Reverse Osmosis (RO) Systems
Reverse Osmosis systems offer a higher degree of purification by forcing water through a semi-permeable membrane under pressure. The microscopic pores of the membrane are so small that they physically block nearly all dissolved solids, including both long-chain and short-chain PFAS molecules, from passing through. RO systems often achieve a PFAS removal rate of 95% or higher, making them one of the most comprehensive residential treatment options available.
These multi-stage systems typically include a sediment pre-filter and a carbon post-filter to protect the delicate RO membrane and improve taste. While RO systems are highly effective, they are generally more expensive to install and produce a small amount of wastewater during the filtration process. Checking for certification under NSF/ANSI Standard 58 verifies performance claims for both RO and carbon systems.
Assessing Your Water for PFAS Contamination
The first step in addressing a potential PFAS concern is determining if your water supply is affected. If you receive water from a municipal public water system, you can access your local Consumer Confidence Report (CCR), which is published annually. This report provides details on the source of the water and lists any contaminants that were detected during testing, including regulated PFAS compounds.
For homeowners who rely on a private well, the responsibility for testing falls entirely on the owner. Simple home test strips or municipal reports cannot accurately detect PFAS, as these chemicals are measured in extremely low concentrations, often in parts per trillion. Testing requires sending a water sample to a certified laboratory that uses specialized equipment and EPA-approved methods, such as EPA Method 533 or 537.1.

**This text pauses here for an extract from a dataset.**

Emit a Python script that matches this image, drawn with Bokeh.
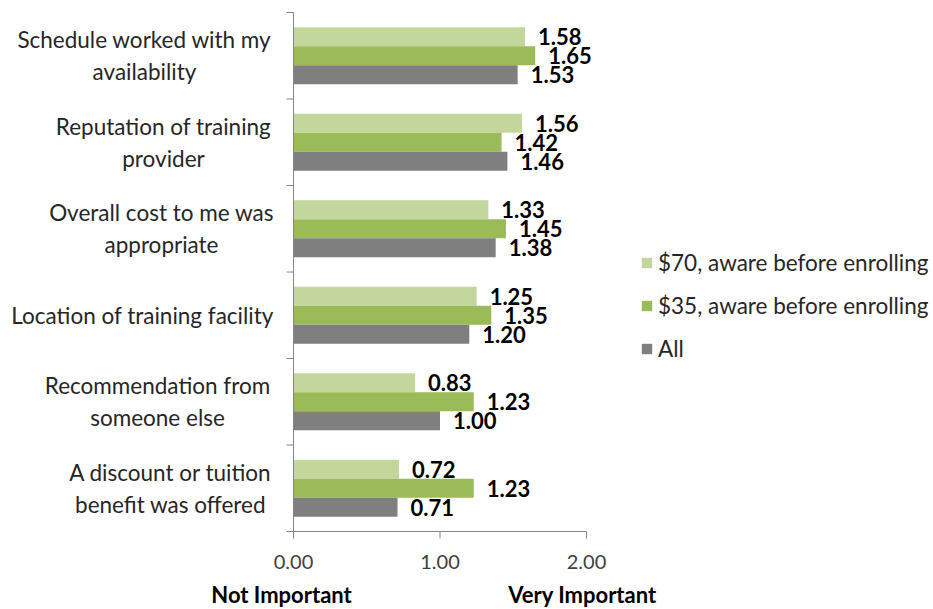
from bokeh.plotting import figure
from bokeh.models import ColumnDataSource, Legend, LegendItem, Range1d
from bokeh.core.properties import value
from bokeh.embed import file_html
from bokeh.resources import INLINE

categories = ["Schedule worked with my\navailability",
              "Reputation of training\nprovider",
              "Overall cost to me was\nappropriate",
              "Location of training facility",
              "Recommendation from\nsomeone else",
              "A discount or tuition\nbenefit was offered"]
series_names = ["$70, aware before enrolling", "$35, aware before enrolling", "All"]
s70 = [1.58, 1.56, 1.33, 1.25, 0.83, 0.72]
s35 = [1.65, 1.42, 1.45, 1.35, 1.23, 1.23]
s_all = [1.53, 1.46, 1.38, 1.20, 1.00, 0.71]
x_ticks = [0.0, 1.0, 2.0]
axis_titles = ["Not Important", "Very Important"]

# layout constants (pixels)
label_centers_px = [144, 163, 161, 142, 157, 170]   # centre of each category label block
title_centers_px = [281, 582]
colors = ["#C3D69B", "#9BBB59", "#7F7F7F"]
axis_col = "#868686"
FONT = "Lato"
W, H = 933, 609
x0_px = 293          # pixel of value 0
px_per_unit = 146.5  # pixels per 1.00
top_px, bottom_px = 12, 531
n = len(categories)
y_per_px = n / (bottom_px - top_px)
pos = [n - 1 - i for i in range(n)]
offsets = [0.22, 0.0, -0.22]
bar_h = 0.22

def px2x(px):
    return (px - x0_px) / px_per_unit

def px2y(py):
    return -0.5 + (bottom_px - py) * y_per_px

p = figure(width=W, height=H, output_backend="svg", toolbar_location=None,
           x_range=Range1d(px2x(0), px2x(W)), y_range=Range1d(px2y(H), px2y(0)),
           min_border_left=0, min_border_right=0, min_border_top=0, min_border_bottom=0,
           x_axis_type=None, y_axis_type=None)
p.outline_line_color = None
p.xgrid.visible = False
p.ygrid.visible = False
p.background_fill_color = "white"
p.border_fill_color = "white"

renderers = []
for vals, off, col in zip([s70, s35, s_all], offsets, colors):
    src = ColumnDataSource(dict(y=[q + off for q in pos], right=vals,
                                lab=["%.2f" % v for v in vals]))
    r = p.hbar(y="y", right="right", left=0, height=bar_h, source=src,
               fill_color=col, line_color=None)
    renderers.append(r)
    p.text(x="right", y="y", text="lab", source=src, x_offset=13,
           text_baseline="middle", text_align="left", text_font=value(FONT),
           text_font_style="bold", text_font_size="22px", text_color="black")

# category axis (line, boundary ticks, labels)
bounds = [k - 0.5 for k in range(n + 1)]
p.segment(x0=[0], y0=[bounds[0]], x1=[0], y1=[bounds[-1]], line_color=axis_col, line_width=1)
p.segment(x0=[0] * len(bounds), y0=bounds, x1=[px2x(x0_px - 7)] * len(bounds), y1=bounds,
          line_color=axis_col, line_width=1)
lab_src = ColumnDataSource(dict(x=[px2x(c) for c in label_centers_px], y=pos, t=categories))
p.text(x="x", y="y", text="t", source=lab_src, text_align="center", text_baseline="middle",
       text_font=value(FONT), text_font_size="22.5px", text_color="#262626",
       text_line_height=1.17)

# value axis (line, ticks, tick labels)
p.segment(x0=[x_ticks[0]], y0=[bounds[0]], x1=[x_ticks[-1]], y1=[bounds[0]],
          line_color=axis_col, line_width=1)
p.segment(x0=x_ticks, y0=[bounds[0]] * len(x_ticks), x1=x_ticks,
          y1=[px2y(bottom_px + 7)] * len(x_ticks), line_color=axis_col, line_width=1)
tk_src = ColumnDataSource(dict(x=x_ticks, y=[px2y(561)] * len(x_ticks),
                               t=["%.2f" % v for v in x_ticks]))
p.text(x="x", y="y", text="t", source=tk_src, text_align="center", text_baseline="middle",
       text_font=value(FONT), text_font_size="20px", text_color="#404040")

# scale-end titles
t_src = ColumnDataSource(dict(x=[px2x(c) for c in title_centers_px], y=[px2y(594)] * 2,
                              t=axis_titles))
p.text(x="x", y="y", text="t", source=t_src, text_align="center", text_baseline="middle",
       text_font=value(FONT), text_font_style="bold", text_font_size="22px", text_color="black")

legend = Legend(items=[LegendItem(label=nm, renderers=[r]) for nm, r in zip(series_names, renderers)],
                location=(640, H - 362), padding=0, margin=0, border_line_color=None,
                background_fill_alpha=0, glyph_width=13, glyph_height=13, label_standoff=5,
                label_text_font=FONT, label_text_font_size="22.5px", label_text_color="#262626",
                label_height=20, spacing=16)
p.add_layout(legend)

open("out.html", "w").write(file_html(p, INLINE))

These laboratory tests are complex and can be costly, ranging from $300 to $500 per sample, but they provide the necessary precision to determine your level of exposure. It is advisable to test your private well if it is located near known sources of contamination, such as industrial sites, military bases, or fire training facilities. Following the laboratory’s specific collection instructions carefully is necessary to prevent cross-contamination during sampling.